Functional Area Comments#

Specret #

...add notes

interrupt handing#

...add notes

SMP mutual exclusion #

...add notes

How Instrumental kernel part works#

How Kernel part works#

Basically it looks like it will replace kernel entry with its own code then it will call original code like a hacker:) and normally if users don't want log any trace events procnto-instr shouldn't have too much performance dropping, then how it is implemented? 1. If we were using procnto-instr then in kernel.S:__ker_entry will be "call *_trace_call_table(,%eax,4) and default _trace_call_table is an array contained same contents with normal ker_call_table so procnto-instr will not have any performance effect when we didn't set up to log any trace events.(even you log your user events in kernel). You should know in ker_call_table the functions are all kernel call handlers like thread_destroy and its corresponding kernel handling function is ker_thread_destroy. Code in ker_call_table.c shows that default _trace_call_table has same contents with ker_call_table. In kernel entry
__ker_entry:
...
#if defined(VARIANT_instr)
	call	*_trace_call_table(,%eax,4)
#else
	call	*ker_call_table(,%eax,4)
#endif

In ker_call_table.c

int kdecl (* ker_call_table[])() ={
	MK_KERTABLE(ker)
};

int kdecl (* _trace_ker_call_table[])() ={
	MK_KERTABLE(_trace_ker)
};


int kdecl (* _trace_call_table[])() ={
	MK_KERTABLE(ker)
};

const int ker_call_entry_num = NUM_ELTS(_trace_call_table);
Then how various trace events are logged? For example: ker_thread_destroy? Obviously there is another array we do see: _trace_ker_call_table, take a look what is that? In this array all functions start with _trace_ker then ker_thread_destroy will be _trace_ker_thread_destroy so _trace_ker_thread_destroy->_trace_emit_in_w
static int _trace_emit_in_w(THREAD *act, void* kap, uint32_t num, uint32_t* arg_arr, uint32_t len)
{
	int h_r_v=1;

	_TRACE_ENTERCALL(act->syscall, num);
	if(_TRACE_GETSTATE(act->syscall)==2&&_TRACE_CHK_ENTRY(act, _TRACE_ENTER_CALL, num)) {
		uint32_t header=_TRACE_MAKE_CODE(
		                                 RUNCPU,
		                                 NULL,
		                                 _TRACE_KER_CALL_C,
		                                 num
		                                );

		if(trace_masks.class_ker_call_enter_ehd_p) {
			h_r_v = exe_pt_event_h_buff(
			                            trace_masks.class_ker_call_enter_ehd_p,
			                            header,
			                            _TRACE_DER_PTR(act->process,pid),
			                            act->tid+1,
			                            (void*) arg_arr,
			                            sizeof(uint32_t)*len
			                           );
		}
		if(trace_masks.ker_call_enter_ehd_p[num]&&h_r_v) {
			h_r_v = h_r_v && exe_pt_event_h_buff(
			                                     trace_masks.ker_call_enter_ehd_p[num],
			                                     header,
			                                     _TRACE_DER_PTR(act->process,pid),
			                                     act->tid+1,
			                                     (void*) arg_arr,
			                                     sizeof(uint32_t)*len
			                                    );
		}
		if(h_r_v) {
			add_trace_buffer(header, arg_arr, len);
		}
	}
	if(h_r_v==2) _TRACE_SETEXIT(act->syscall);
	_TRACE_OUTSTATE(act->syscall);
	_TRACE_SETRETSTAT(h_r_v, act);

	return (h_r_v);
}

#define _TRACE_IN_W_0PTR(n,R,S) \
	return (_trace_emit_in_w(act, kap, n, R, S))
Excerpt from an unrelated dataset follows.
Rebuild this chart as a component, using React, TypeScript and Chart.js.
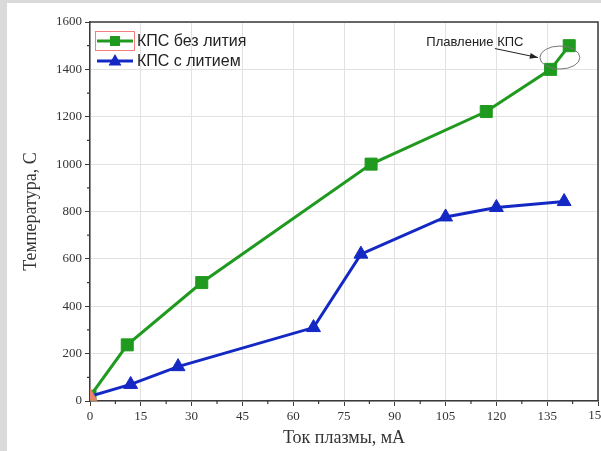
import { useEffect, useRef } from 'react';
import { Chart, registerables } from 'chart.js';

Chart.register(...registerables);

const seriesLabels = ['КПС без лития', 'КПС с литием'];
const withoutLiX = [0, 11, 33, 83, 117, 136, 141.5];
const withoutLiY = [20, 237, 500, 1000, 1222, 1400, 1500];
const withLiX = [0, 12, 26, 66, 80, 105, 120, 140];
const withLiY = [20, 70, 145, 310, 620, 777, 817, 842];
const xMin = 0;
const xMax = 150;
const xStep = 15;
const yMin = 0;
const yMax = 1600;
const yStep = 200;
const xTitle = 'Ток плазмы, мА';
const yTitle = 'Температура, С';
const annotationText = 'Плавление КПС';

const GREEN = '#1f9a1f';
const BLUE = '#1428c4';
const SALMON = '#e8836d';
const AXIS = '#3a3a3a';
const SERIF = '"Liberation Serif", "Times New Roman", serif';
const SANS = '"Liberation Sans", Arial, sans-serif';
const TICK_SIZE = 13;

const decorPlugin = {
  id: 'decor',
  beforeDraw(chart: any) {
    const { ctx, width, height } = chart;
    ctx.save();
    ctx.fillStyle = '#dadada';
    ctx.fillRect(0, 0, width, height);
    ctx.fillStyle = '#ffffff';
    ctx.fillRect(7, 3, width - 7, height - 3);
    ctx.restore();
  },
  afterDraw(chart: any) {
    const { ctx, chartArea } = chart;
    const xs = chart.scales.x;
    const ys = chart.scales.y;
    const { left, right, top, bottom } = chartArea;
    ctx.save();
    // box top/right
    ctx.strokeStyle = AXIS;
    ctx.lineWidth = 1.5;
    ctx.beginPath();
    ctx.moveTo(left, top);
    ctx.lineTo(right, top);
    ctx.lineTo(right, bottom);
    ctx.stroke();
    // minor ticks
    ctx.lineWidth = 1.2;
    ctx.beginPath();
    for (let v = yMin + yStep / 2; v < yMax; v += yStep) {
      const y = ys.getPixelForValue(v);
      ctx.moveTo(left, y);
      ctx.lineTo(left - 3, y);
    }
    for (let v = xMin + xStep / 2; v < xMax; v += xStep) {
      const x = xs.getPixelForValue(v);
      ctx.moveTo(x, bottom);
      ctx.lineTo(x, bottom + 3);
    }
    ctx.stroke();

    // last x tick label (clipped by canvas edge)
    ctx.font = `${TICK_SIZE}px ${SERIF}`;
    ctx.fillStyle = '#333';
    ctx.textAlign = 'center';
    ctx.textBaseline = 'top';
    ctx.fillText(String(xMax), xs.getPixelForValue(xMax), bottom + 8);

    // legend
    const items = [
      { label: seriesLabels[0], color: GREEN, style: 'rect' },
      { label: seriesLabels[1], color: BLUE, style: 'triangle' },
    ];
    ctx.font = `16px ${SANS}`;
    ctx.textBaseline = 'middle';
    ctx.textAlign = 'left';
    items.forEach((it, i) => {
      const y = top + 19 + i * 20;
      const x0 = left + 7;
      const x1 = left + 43;
      ctx.strokeStyle = it.color;
      ctx.lineWidth = 3;
      ctx.beginPath();
      ctx.moveTo(x0, y);
      ctx.lineTo(x1, y);
      ctx.stroke();
      ctx.fillStyle = it.color;
      const cx = (x0 + x1) / 2;
      if (it.style === 'rect') {
        ctx.fillRect(cx - 5, y - 5, 10, 10);
      } else {
        ctx.beginPath();
        ctx.moveTo(cx, y - 7);
        ctx.lineTo(cx + 6.5, y + 4.5);
        ctx.lineTo(cx - 6.5, y + 4.5);
        ctx.closePath();
        ctx.fill();
      }
      ctx.fillStyle = '#222';
      ctx.fillText(it.label, x1 + 4, y + 1);
      if (i === 0) {
        ctx.strokeStyle = '#f08080';
        ctx.lineWidth = 1;
        ctx.strokeRect(x0 - 1.5, y - 9.5, x1 - x0 + 3, 19);
      }
    });

    // annotation: ellipse around last two points of first series
    const n = withoutLiX.length;
    const ax = (xs.getPixelForValue(withoutLiX[n - 1]) + xs.getPixelForValue(withoutLiX[n - 2])) / 2;
    const ay = (ys.getPixelForValue(withoutLiY[n - 1]) + ys.getPixelForValue(withoutLiY[n - 2])) / 2;
    ctx.strokeStyle = '#777';
    ctx.lineWidth = 1;
    ctx.beginPath();
    ctx.ellipse(ax, ay, 20, 11.5, 0, 0, Math.PI * 2);
    ctx.stroke();
    // arrow
    const sx = ax - 65, sy = ay - 9;
    const ex = ax - 22, ey = ay;
    ctx.strokeStyle = '#222';
    ctx.beginPath();
    ctx.moveTo(sx, sy);
    ctx.lineTo(ex, ey);
    ctx.stroke();
    const ang = Math.atan2(ey - sy, ex - sx);
    ctx.fillStyle = '#222';
    ctx.beginPath();
    ctx.moveTo(ex, ey);
    ctx.lineTo(ex - 8 * Math.cos(ang) + 3 * Math.sin(ang), ey - 8 * Math.sin(ang) - 3 * Math.cos(ang));
    ctx.lineTo(ex - 8 * Math.cos(ang) - 3 * Math.sin(ang), ey - 8 * Math.sin(ang) + 3 * Math.cos(ang));
    ctx.closePath();
    ctx.fill();
    ctx.font = `13px ${SANS}`;
    ctx.textAlign = 'center';
    ctx.textBaseline = 'middle';
    ctx.fillStyle = '#222';
    ctx.fillText(annotationText, ax - 85, ay - 15);
    ctx.restore();
  },
};

export default function App() {
  const ref = useRef<HTMLCanvasElement | null>(null);
  useEffect(() => {
    document.body.style.margin = '0';
    const canvas = ref.current!;
    const chart = new Chart(canvas, {
      type: 'line',
      data: {
        datasets: [
          {
            label: seriesLabels[1],
            data: withLiX.map((x, i) => ({ x, y: withLiY[i] })),
            borderColor: BLUE,
            backgroundColor: BLUE,
            pointBackgroundColor: withLiX.map((_, i) => (i === 0 ? SALMON : BLUE)),
            pointBorderColor: withLiX.map((_, i) => (i === 0 ? SALMON : BLUE)),
            borderWidth: 3,
            pointStyle: 'triangle',
            pointRadius: 8,
            pointBorderWidth: 1,
            tension: 0,
          },
          {
            label: seriesLabels[0],
            data: withoutLiX.map((x, i) => ({ x, y: withoutLiY[i] })),
            borderColor: GREEN,
            backgroundColor: GREEN,
            borderWidth: 3,
            pointStyle: 'rect',
            pointRadius: 8.5,
            pointBorderWidth: 1,
            tension: 0,
          },
        ],
      },
      options: {
        animation: false,
        responsive: false,
        maintainAspectRatio: false,
        layout: { autoPadding: false, padding: { top: 22, right: 3, left: 0, bottom: 0 } },
        plugins: { legend: { display: false }, tooltip: { enabled: false } },
        scales: {
          x: {
            type: 'linear',
            min: xMin,
            max: xMax,
            ticks: {
              stepSize: xStep,
              color: '#333',
              font: { family: SERIF, size: TICK_SIZE },
              padding: 3,
              maxRotation: 0,
              callback: (v: any) => (v === xMax ? '' : String(v)),
            },
            grid: { color: '#e2e2e2', tickColor: AXIS, tickLength: 5, lineWidth: 1 },
            border: { color: AXIS, width: 1.5 },
            title: {
              display: true,
              text: xTitle,
              color: '#333',
              font: { family: SERIF, size: 18 },
              padding: { top: 0, bottom: 2 },
            },
            afterFit(scale: any) {
              scale.height = 50;
              scale.paddingLeft = 0;
              scale.paddingRight = 0;
            },
          },
          y: {
            type: 'linear',
            min: yMin,
            max: yMax,
            ticks: {
              stepSize: yStep,
              color: '#333',
              font: { family: SERIF, size: TICK_SIZE },
              padding: 3,
              callback: (v: any) => String(v),
            },
            grid: { color: '#e2e2e2', tickColor: AXIS, tickLength: 5, lineWidth: 1 },
            border: { color: AXIS, width: 1.5 },
            title: {
              display: true,
              text: yTitle,
              color: '#333',
              font: { family: SERIF, size: 18 },
              padding: { top: 20, bottom: 0 },
            },
            afterFit(scale: any) {
              scale.width = 90;
            },
          },
        },
      },
      plugins: [decorPlugin],
    });
    return () => chart.destroy();
  }, []);
  return <canvas ref={ref} width={601} height={451} style={{ display: 'block' }} />;
}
int kdecl _trace_ker_thread_destroy(THREAD *act, struct kerargs_thread_destroy *kap)
{
	if(_TRACE_CALL_ARG_WIDE&trace_masks.ker_call_masks[__KER_THREAD_DESTROY]) {
		uint32_t arg_arr[3];

		arg_arr[0] = (uint32_t) kap->tid;
		arg_arr[1] = (uint32_t) kap->priority;
		arg_arr[2] = (uint32_t) kap->status;

		_TRACE_IN_W_0PTR(__KER_THREAD_DESTROY, arg_arr, 3);
	} else {
		_TRACE_IN_F_0PTR(__KER_THREAD_DESTROY, kap->tid, (uint32_t) kap->status);
	}
}
2. trace_event kernel call Basically this function call is used to register what kinds of events you are interested in and do some setting because it is the only kernel call userspace talks with kernel.

If (you use procnto) then it will return

else in ker_trace_event will handle all and most important it will hack all of kernel calls, allocating internal buffers...